Imaging station specifications derive directly from proposed image use and desired morphological or anatomical coverage. Drawer or tray images may benefit from robotic scanning configurations, like GigaPan, or stacking software similar to AutoMontage. Planar specimens of sufficient size can be imaged with a single exposure from a digital camera mounted to a copy stand. Small specimens less than about 2.5 cm long will benefit from macro or micro lenses, whereas specimens less than 5 mm may require a microscope or long distance microscopic lens attached to a digital camera. At a minimum, an imaging station will require a dedicated computer with image processing software, a digital camera, microscope, scanner or other imaging device, appropriate lenses, bar code scanner, lighting, a frame or harness to hold specimens and/or labels, an appropriate background, and potentially a suite of accessories.
Cost, efficiency, and image quality are intricately related issues. Fashioning protocols and workflows that maximize image quality and data capture at the lowest reasonable cost per specimen is an important consideration for all collections, but especially for those with several hundred thousand to several million specimens. Micro analysis of the individual steps in a work flow has the potential to pinpoint inefficient or repetitive non-productive motions that can be streamlined for increased productivity. Saving even a second or two per step can result in large savings in time and money when spread across millions of specimens.
Designing effective workflows is dependent on the type of collection being digitized, the amount and type of data to be extracted, the level of detail to be databased, and the experience and number of staff available to do the work. A fully functional workflow might include specimen preparation, image capture, image processing and conversion, label data capture, georeferencing, databasing, and image storage. Whether these steps will all be part of a single linear workflow or segregated into two or more ancillary workflows is dependent upon the unique conditions of the collection being digitized.
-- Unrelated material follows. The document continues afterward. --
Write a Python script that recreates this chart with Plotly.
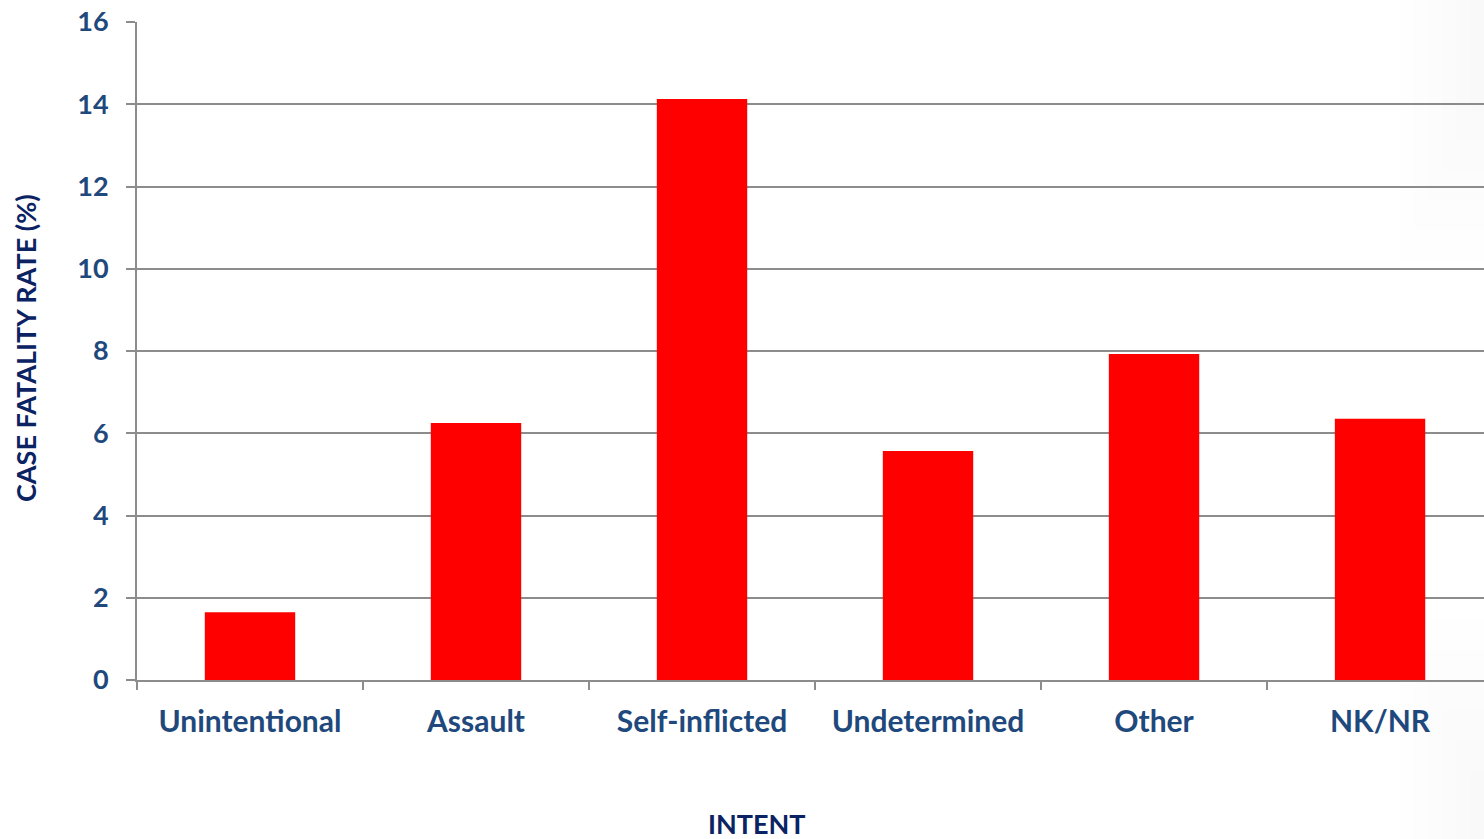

Among the final steps in digitizing workflow is processing and storing the final images. Common practice suggests that image processing or alteration—such as cropping, color balancing, and conversion to JPG or TIFF for presentation on the internet—be performed only on copies of the original images, and that all original unprocessed images be archived in a universally accessible raw data format. Some digital camera manufacturers use proprietary raw image formats with their own unique filename extensions. For example, Nikon cameras create Nikon Electronic Format files with an NEF extension, whereas Canon’s raw files are stored with the extension CR2. Since neither of these file formats is universally accessible, inserting a step into the workflow to accommodate conversion to a digital negative (DNG) file format will be required. Converting image files to a standard format is especially important when images from several institutions or collections will be stored and potentially processed in a centralized offsite storage facility.